DC-coupled storage: Solar and storage are located on the same site and are coupled together on the DC side of the inverter. The solar and storage share the same inverter(s) and use the same grid interconnection.
- System advantages:
- Cost savings using one inverter and other balance-of-system components for solar and battery conversion.
- Captures excess DC PV energy that is typically lost to inverter clipping during certain production periods (DC clipping).
- System disadvantages:
- Usually requires a DC-DC converter between the batteries and solar DC bus, which requires additional space and maintenance distributed throughout the solar arrays.
- May have limitations on providing ancillary services to the grid.
- Augmentation can be more difficult due to space limitations.
- Not ideal for retrofitting existing PV systems.
- Coordination with solar design and installation.
No matter the configuration, utilities can leverage solar-plus-storage system arrangements to achieve the same goal: provide stored renewable energy onto the grid when needed.
BESS rely on an energy storage technology to efficiently manage the storage and power output of energy to the grid. However, based on how the system will be used, not all battery storage technologies are equal.

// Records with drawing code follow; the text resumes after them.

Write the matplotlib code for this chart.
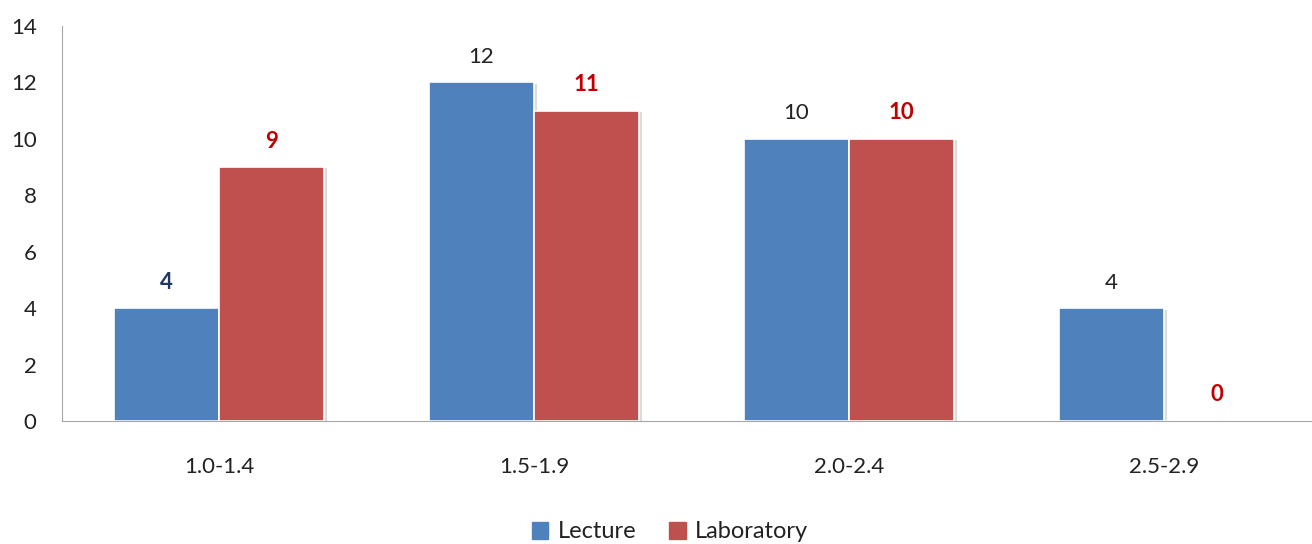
import numpy as np
import matplotlib
matplotlib.use('Agg')
import matplotlib.pyplot as plt
import matplotlib.patheffects as pe
from matplotlib.patches import Patch

plt.rcParams['font.family'] = ['Lato', 'DejaVu Sans']

categories = ['1.0-1.4', '1.5-1.9', '2.0-2.4', '2.5-2.9']
lecture = [4, 12, 10, 4]
laboratory = [9, 11, 10, 0]

# value label looks (as in the original workbook)
lecture_label_bold = [True, False, False, False]

blue = '#4f81bd'
red = '#c0504d'

fig = plt.figure(figsize=(13.12, 5.44), dpi=100)
ax = fig.add_axes([61.5 / 1312, 123 / 544, (1312 - 61.5) / 1312, 395 / 544])

x = np.arange(len(categories))
w = 0.333
shadow = [pe.SimplePatchShadow(offset=(2, -1), shadow_rgbFace='#999999', alpha=0.35), pe.Normal()]

ax.bar(x - w / 2, lecture, w, color=blue, edgecolor='white', linewidth=1.2,
       label='Lecture', path_effects=shadow)
ax.bar(x + w / 2, laboratory, w, color=red, edgecolor='white', linewidth=1.2,
       label='Laboratory', path_effects=shadow)

for xi, v, bold in zip(x, lecture, lecture_label_bold):
    if bold:
        ax.text(xi - w / 2, v + 0.55, str(v), ha='center', va='bottom', fontsize=16,
                fontweight='bold', color='#1f3864')
    else:
        ax.text(xi - w / 2, v + 0.55, str(v), ha='center', va='bottom', fontsize=16,
                color='#222222')

for xi, v in zip(x, laboratory):
    ax.text(xi + w / 2, v + 0.55, str(v), ha='center', va='bottom', fontsize=16,
            fontweight='bold', color='#c00000')

ax.set_xlim(-0.5, 3.47)
ax.set_ylim(0, 14)
ax.set_yticks(range(0, 15, 2))
ax.set_xticks(x, categories)
ax.tick_params(axis='y', length=0, pad=18, labelsize=16, labelcolor='#222222')
ax.tick_params(axis='x', length=0, pad=26, labelsize=16, labelcolor='#222222')

for s in ['top', 'right']:
    ax.spines[s].set_visible(False)
ax.spines['left'].set_color('#a6a6a6')
ax.spines['bottom'].set_color('#a6a6a6')

handles = [Patch(color=blue, label='Lecture'), Patch(color=red, label='Laboratory')]
fig.legend(handles=handles, loc='center', bbox_to_anchor=(670 / 1312, 12 / 544), ncol=2,
           frameon=False, fontsize=17, handlelength=0.7, handleheight=0.7,
           handletextpad=0.4, columnspacing=1.4, labelcolor='#222222')

fig.savefig('out.png', dpi=100)
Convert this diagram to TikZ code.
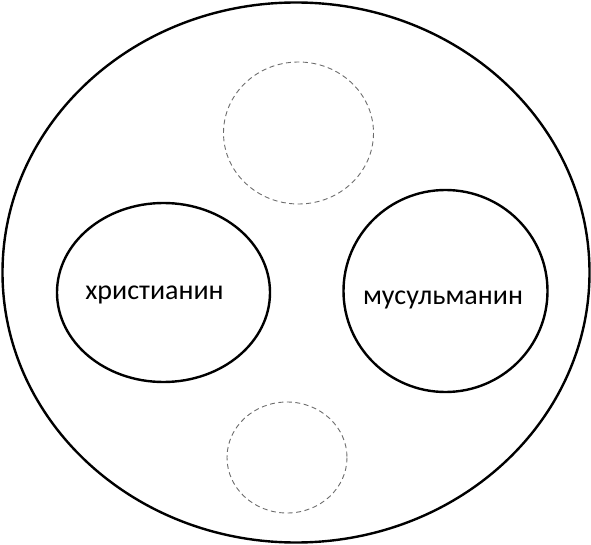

Traditional battery technologies, such as lead-acid and nickel-based batteries, are proven in other, more common applications, but not necessarily ideal for large-scale solar applications. Lead-acid batteries, for example, are inexpensive but offer a short life cycle and poor energy density and are sensitive to ambient temperatures.
Lithium-ion battery systems are the most common, but based on the use case, other battery technologies such as flow batteries may be worth evaluating for solar-plus-storage projects, especially as the non-lithium-ion battery technologies mature and become more cost competitive.
Commercially introduced in 1991, lithium-ion (Li-ion) battery technology is the most widely used for utility-scale energy storage. With a high energy density and relatively long life cycle, Li-ion batteries offer high round-trip energy efficiencies. This technology is seeing large manufacturing capacities and lower costs primarily due to its use in electric vehicle applications.
For storage periods around four hours, Li-ion batteries are very cost-effective. Likewise, Li-ion batteries can be custom configured for specific applications. Drawbacks to Li-ion technology include thermal runaway hazards, stringent HVAC requirements, as well as manufacturer limitations on charge/discharge cycles to maintain the warranty. There are several Li-ion battery types and manufacturers, and evaluation is needed to determine the optimal technology for solar-plus-storage applications, including cycle limitations, augmentation strategies and end-of-life disposal requirements.